**PROBLEM REQUIREMENTS**
Copy out all lines in the data below containing the string "this".

++++ PROVIDED INFORMATION

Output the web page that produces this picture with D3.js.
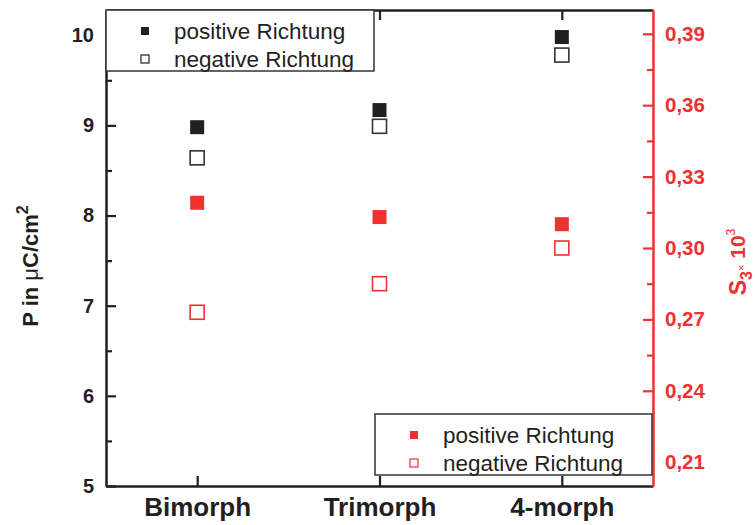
<!DOCTYPE html>
<html>
<head>
<meta charset="utf-8">
<script src="https://cdn.jsdelivr.net/npm/d3@7"></script>
<style>
  html, body { margin: 0; padding: 0; background: #fff; }
  svg { display: block; font-family: "Liberation Sans", Arial, Helvetica, sans-serif; }
</style>
</head>
<body>
<svg id="chart" width="755" height="525"></svg>
<script>
// Categories (sample types) and their positions on the x axis
const categories = ["Bimorph", "Trimorph", "4-morph"];
const categoryPos = [1, 2, 3];

// Polarisation P (µC/cm²), left axis
const pPositive = [8.98, 9.17, 9.98];
const pNegative = [8.64, 8.99, 9.78];

// Strain S3 × 10³, right axis
const sPositive = [0.319, 0.313, 0.310];
const sNegative = [0.273, 0.285, 0.300];

// Tick values
const leftTicks = [5, 6, 7, 8, 9, 10];
const leftMinorTicks = [5.5, 6.5, 7.5, 8.5, 9.5];
const rightTicks = [0.21, 0.24, 0.27, 0.30, 0.33, 0.36, 0.39];
const rightMinorTicks = [0.225, 0.255, 0.285, 0.315, 0.345, 0.375];

const legendLabels = ["positive Richtung", "negative Richtung"];

const BLACK = "#231f20";
const RED = "#ee3131";

const svg = d3.select("#chart");
const plotLeft = 106, plotRight = 653, plotTop = 10, plotBottom = 486;

const x = d3.scaleLinear().domain([0.5, 3.5]).range([plotLeft, plotRight]);
const yL = d3.scaleLinear().domain([5, 10.28]).range([plotBottom, plotTop]);
const yR = d3.scaleLinear().domain([0.2, 0.4]).range([plotBottom, plotTop]);

function styleAxis(g, color, fontSize) {
  g.select(".domain").attr("stroke", color).attr("stroke-width", 2.5);
  g.selectAll(".tick line").attr("stroke", color).attr("stroke-width", 2.2);
  g.selectAll(".tick text")
    .attr("fill", color)
    .attr("font-size", fontSize)
    .attr("font-weight", "bold")
    .attr("font-family", "'Liberation Sans', Arial, sans-serif");
}

// Left axis (major + minor ticks, pointing inward)
const gL = svg.append("g").attr("transform", `translate(${plotLeft},0)`)
  .call(d3.axisLeft(yL).tickValues(leftTicks).tickSizeInner(-10).tickSizeOuter(0).tickPadding(12).tickFormat(d3.format("d")));
styleAxis(gL, BLACK, 20);
const gLm = svg.append("g").attr("transform", `translate(${plotLeft},0)`)
  .call(d3.axisLeft(yL).tickValues(leftMinorTicks).tickSizeInner(-6).tickSizeOuter(0).tickFormat(""));
styleAxis(gLm, BLACK, 20);
gLm.select(".domain").remove();

// Bottom axis with category labels
const gB = svg.append("g").attr("transform", `translate(0,${plotBottom})`)
  .call(d3.axisBottom(x).tickValues(categoryPos).tickSizeInner(-10).tickSizeOuter(0).tickPadding(12)
    .tickFormat((d, i) => categories[i]));
styleAxis(gB, BLACK, 26);

// Top axis (ticks only)
const gT = svg.append("g").attr("transform", `translate(0,${plotTop})`)
  .call(d3.axisTop(x).tickValues(categoryPos).tickSizeInner(-10).tickSizeOuter(0).tickFormat(""));
styleAxis(gT, BLACK, 20);

// Right axis in red
const commaFmt = d => d3.format(".2f")(d).replace(".", ",");
const gR = svg.append("g").attr("transform", `translate(${plotRight},0)`)
  .call(d3.axisRight(yR).tickValues(rightTicks).tickSizeInner(-10).tickSizeOuter(0).tickPadding(12).tickFormat(commaFmt));
styleAxis(gR, RED, 20.5);
const gRm = svg.append("g").attr("transform", `translate(${plotRight},0)`)
  .call(d3.axisRight(yR).tickValues(rightMinorTicks).tickSizeInner(-6).tickSizeOuter(0).tickFormat(""));
styleAxis(gRm, RED, 20);
gRm.select(".domain").remove();

// Axis titles
svg.append("text")
  .attr("transform", `translate(38,${(plotTop + plotBottom) / 2 + 18}) rotate(-90)`)
  .attr("text-anchor", "middle")
  .attr("font-size", 22).attr("font-weight", "bold").attr("fill", BLACK)
  .call(t => {
    t.append("tspan").text("P in ");
    t.append("tspan").attr("font-weight", "normal").text("\u03bc");
    t.append("tspan").text("C/cm");
    t.append("tspan").attr("dy", -10).attr("font-size", 16).text("2");
  });

svg.append("text")
  .attr("transform", `translate(746,${(plotTop + plotBottom) / 2 + 14}) rotate(-90)`)
  .attr("text-anchor", "middle")
  .attr("font-size", 23).attr("font-weight", "bold").attr("fill", RED)
  .call(t => {
    t.append("tspan").text("S");
    t.append("tspan").attr("dy", 6).attr("font-size", 16).text("3");
    t.append("tspan").attr("dy", -7).attr("font-size", 11).attr("font-weight", "normal").text("\u00d7");
    t.append("tspan").attr("font-size", 21).text(" 10");
    t.append("tspan").attr("dy", -10).attr("font-size", 12).attr("font-weight", "normal").text("3");
  });

// Data markers
const S = 14;
const marks = svg.append("g");
function squares(values, scale, filled, color) {
  marks.selectAll(null).data(values).enter().append("rect")
    .attr("x", (d, i) => x(categoryPos[i]) - S / 2)
    .attr("y", d => scale(d) - S / 2)
    .attr("width", S).attr("height", S)
    .attr("fill", filled ? color : "#fff")
    .attr("stroke", filled ? "none" : color)
    .attr("stroke-width", filled ? 0 : 1.6);
}
squares(pPositive, yL, true, BLACK);
squares(pNegative, yL, false, "#333");
squares(sPositive, yR, true, RED);
squares(sNegative, yR, false, RED);

// Legends
function legend(x0, y0, w, h, color) {
  const g = svg.append("g");
  g.append("rect").attr("x", x0).attr("y", y0).attr("width", w).attr("height", h)
    .attr("fill", "#fff").attr("stroke", "#333").attr("stroke-width", 1.5);
  const rows = [y0 + 21, y0 + 49];
  const m = 8;
  rows.forEach((yy, i) => {
    g.append("rect").attr("x", x0 + 39 - m / 2).attr("y", yy - m / 2).attr("width", m).attr("height", m)
      .attr("fill", i === 0 ? color : "#fff")
      .attr("stroke", i === 0 ? "none" : color).attr("stroke-width", 1.2);
    g.append("text").attr("x", x0 + 68).attr("y", yy).attr("dy", "0.35em")
      .attr("font-size", 22.5).attr("fill", BLACK).text(legendLabels[i]);
  });
}
legend(plotLeft, plotTop, 268, 61, BLACK);
legend(375, 414, 277, 61, RED);
</script>
</body>
</html>
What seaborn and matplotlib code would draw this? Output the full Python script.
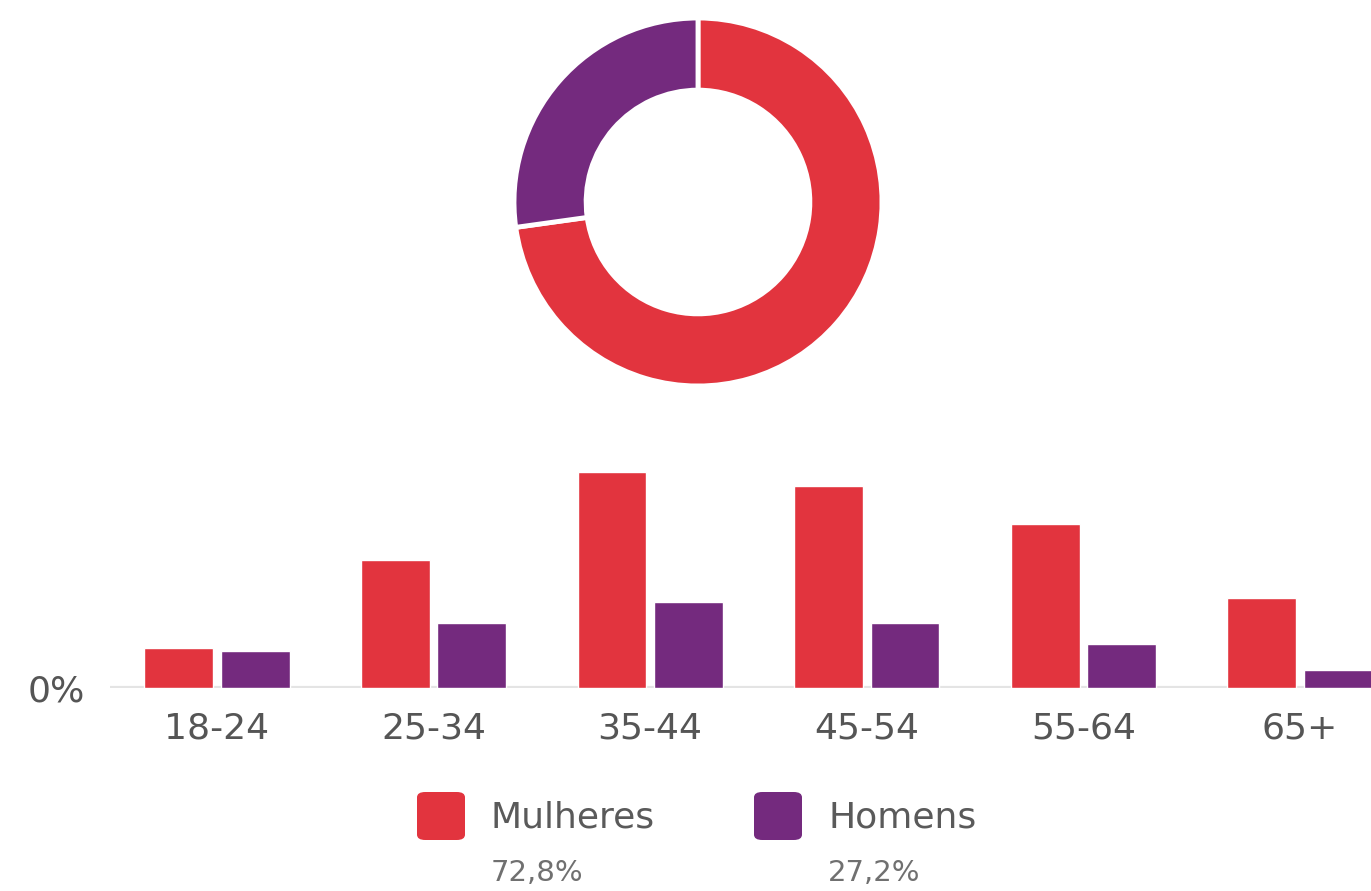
import pandas as pd
import matplotlib.pyplot as plt
import seaborn as sns
from matplotlib.patches import FancyBboxPatch

# Data (percent of all people)
faixas = ['18-24', '25-34', '35-44', '45-54', '55-64', '65+']
mulheres = [3.5, 11.1, 18.7, 17.5, 14.2, 7.8]
homens = [3.2, 5.6, 7.4, 5.6, 3.8, 1.6]
sexos = ['Mulheres', 'Homens']
totais = [72.8, 27.2]
totais_txt = ['72,8%', '27,2%']
cores = ['#E2343E', '#742A7E']

sns.set_theme(style='white')
plt.rcParams['font.family'] = ['DejaVu Sans']

W, H = 1371, 891
fig = plt.figure(figsize=(W / 100, H / 100), dpi=100)
fig.patch.set_facecolor('white')


def px_axes(left, top, width, height):
    # axes placed by pixel box (top measured from the top of the image)
    return fig.add_axes([left / W, 1 - (top + height) / H, width / W, height / H])


# Donut
ax_pie = px_axes(514, 18, 368, 368)
ax_pie.pie(totais, colors=cores, startangle=90, counterclock=False, radius=1,
           wedgeprops=dict(width=0.392, edgecolor='white', linewidth=3.5))
ax_pie.set_xlim(-1, 1)
ax_pie.set_ylim(-1, 1)
ax_pie.set_aspect('equal')
ax_pie.axis('off')

# Bars
df = pd.DataFrame({
    'faixa': faixas * 2,
    'pct': mulheres + homens,
    'sexo': [sexos[0]] * len(faixas) + [sexos[1]] * len(faixas),
})

ax = px_axes(110, 430, W - 110, 258)
ax.axhline(0, color='#e4e4e4', lw=3, zorder=0)
sns.barplot(data=df, x='faixa', y='pct', hue='sexo', hue_order=sexos,
            palette=cores, width=0.706, gap=0.1, saturation=1,
            legend=False, ax=ax, zorder=2)
ax.set_xlim(-0.494, 5.328)
ax.set_ylim(0, 258 / 11.56)
ax.set_yticks([0])
ax.set_yticklabels(['0%'])
ax.set_xlabel('')
ax.set_ylabel('')
ax.tick_params(axis='y', length=0, pad=18, labelsize=26, labelcolor='#555555')
ax.tick_params(axis='x', length=0, pad=17, labelsize=26, labelcolor='#555555')
for s in ax.spines.values():
    s.set_visible(False)
ax.set_facecolor('none')

# Legend with totals
leg_x = [417, 754]
for i, nome in enumerate(sexos):
    x0 = leg_x[i]
    fig.patches.append(FancyBboxPatch(
        (x0 / W, 1 - 840 / H), 48 / W, 48 / H,
        boxstyle='round,pad=0,rounding_size=0.006',
        transform=fig.transFigure, facecolor=cores[i], edgecolor='none'))
    fig.text((x0 + 74) / W, 1 - 828 / H, nome, fontsize=26, color='#5a5a5a',
             ha='left', va='baseline')
    fig.text((x0 + 74) / W, 1 - 881 / H, totais_txt[i], fontsize=21,
             color='#707070', ha='left', va='baseline')

plt.savefig('out.png', dpi=100, facecolor='white')
plt.close()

++++++++

**RESPONSE BELOW**
Output the web page that produces this picture with D3.js.
What seaborn and matplotlib code would draw this? Output the full Python script.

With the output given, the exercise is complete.